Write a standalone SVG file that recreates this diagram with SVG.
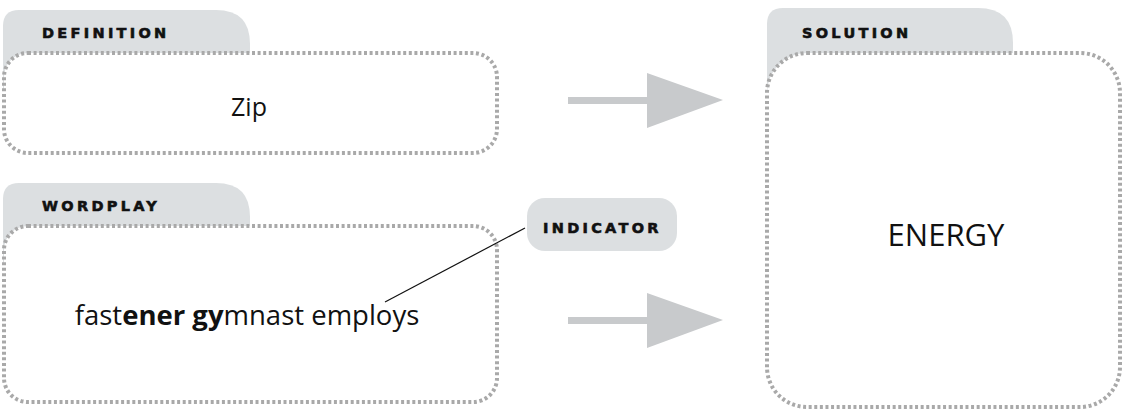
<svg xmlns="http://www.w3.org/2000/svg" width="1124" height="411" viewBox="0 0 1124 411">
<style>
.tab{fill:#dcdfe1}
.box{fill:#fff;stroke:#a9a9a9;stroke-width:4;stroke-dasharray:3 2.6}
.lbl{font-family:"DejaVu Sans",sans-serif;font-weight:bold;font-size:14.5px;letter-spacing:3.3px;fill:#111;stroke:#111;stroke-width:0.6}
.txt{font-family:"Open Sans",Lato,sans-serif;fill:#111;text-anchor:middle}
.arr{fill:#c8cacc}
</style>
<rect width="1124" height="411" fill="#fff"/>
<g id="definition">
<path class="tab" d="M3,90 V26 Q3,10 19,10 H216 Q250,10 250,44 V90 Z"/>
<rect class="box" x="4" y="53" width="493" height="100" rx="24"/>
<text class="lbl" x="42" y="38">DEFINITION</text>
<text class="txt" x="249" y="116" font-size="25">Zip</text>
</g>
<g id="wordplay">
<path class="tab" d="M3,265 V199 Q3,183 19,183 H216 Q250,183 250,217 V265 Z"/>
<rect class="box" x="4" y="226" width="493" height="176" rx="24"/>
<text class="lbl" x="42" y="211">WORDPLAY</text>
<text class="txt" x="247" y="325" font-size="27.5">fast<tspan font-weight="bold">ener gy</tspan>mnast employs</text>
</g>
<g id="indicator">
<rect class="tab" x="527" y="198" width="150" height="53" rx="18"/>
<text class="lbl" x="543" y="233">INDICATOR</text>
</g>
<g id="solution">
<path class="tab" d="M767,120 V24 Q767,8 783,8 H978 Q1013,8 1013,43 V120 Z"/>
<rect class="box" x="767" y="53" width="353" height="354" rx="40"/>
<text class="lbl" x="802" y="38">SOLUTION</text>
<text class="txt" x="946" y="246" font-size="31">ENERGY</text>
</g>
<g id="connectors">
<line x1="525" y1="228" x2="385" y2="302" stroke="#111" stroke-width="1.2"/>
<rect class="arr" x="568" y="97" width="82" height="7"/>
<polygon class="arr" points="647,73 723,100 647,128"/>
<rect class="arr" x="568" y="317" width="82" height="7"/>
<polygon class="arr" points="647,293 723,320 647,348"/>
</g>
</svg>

→ What you will do
All of the material above is to be copied exactly, except for its images.

→ Complete answer
Write a standalone SVG file that recreates this diagram with SVG.
<svg xmlns="http://www.w3.org/2000/svg" width="1124" height="411" viewBox="0 0 1124 411">
<style>
.tab{fill:#dcdfe1}
.box{fill:#fff;stroke:#a9a9a9;stroke-width:4;stroke-dasharray:3 2.6}
.lbl{font-family:"DejaVu Sans",sans-serif;font-weight:bold;font-size:14.5px;letter-spacing:3.3px;fill:#111;stroke:#111;stroke-width:0.6}
.txt{font-family:"Open Sans",Lato,sans-serif;fill:#111;text-anchor:middle}
.arr{fill:#c8cacc}
</style>
<rect width="1124" height="411" fill="#fff"/>
<g id="definition">
<path class="tab" d="M3,90 V26 Q3,10 19,10 H216 Q250,10 250,44 V90 Z"/>
<rect class="box" x="4" y="53" width="493" height="100" rx="24"/>
<text class="lbl" x="42" y="38">DEFINITION</text>
<text class="txt" x="249" y="116" font-size="25">Zip</text>
</g>
<g id="wordplay">
<path class="tab" d="M3,265 V199 Q3,183 19,183 H216 Q250,183 250,217 V265 Z"/>
<rect class="box" x="4" y="226" width="493" height="176" rx="24"/>
<text class="lbl" x="42" y="211">WORDPLAY</text>
<text class="txt" x="247" y="325" font-size="27.5">fast<tspan font-weight="bold">ener gy</tspan>mnast employs</text>
</g>
<g id="indicator">
<rect class="tab" x="527" y="198" width="150" height="53" rx="18"/>
<text class="lbl" x="543" y="233">INDICATOR</text>
</g>
<g id="solution">
<path class="tab" d="M767,120 V24 Q767,8 783,8 H978 Q1013,8 1013,43 V120 Z"/>
<rect class="box" x="767" y="53" width="353" height="354" rx="40"/>
<text class="lbl" x="802" y="38">SOLUTION</text>
<text class="txt" x="946" y="246" font-size="31">ENERGY</text>
</g>
<g id="connectors">
<line x1="525" y1="228" x2="385" y2="302" stroke="#111" stroke-width="1.2"/>
<rect class="arr" x="568" y="97" width="82" height="7"/>
<polygon class="arr" points="647,73 723,100 647,128"/>
<rect class="arr" x="568" y="317" width="82" height="7"/>
<polygon class="arr" points="647,293 723,320 647,348"/>
</g>
</svg>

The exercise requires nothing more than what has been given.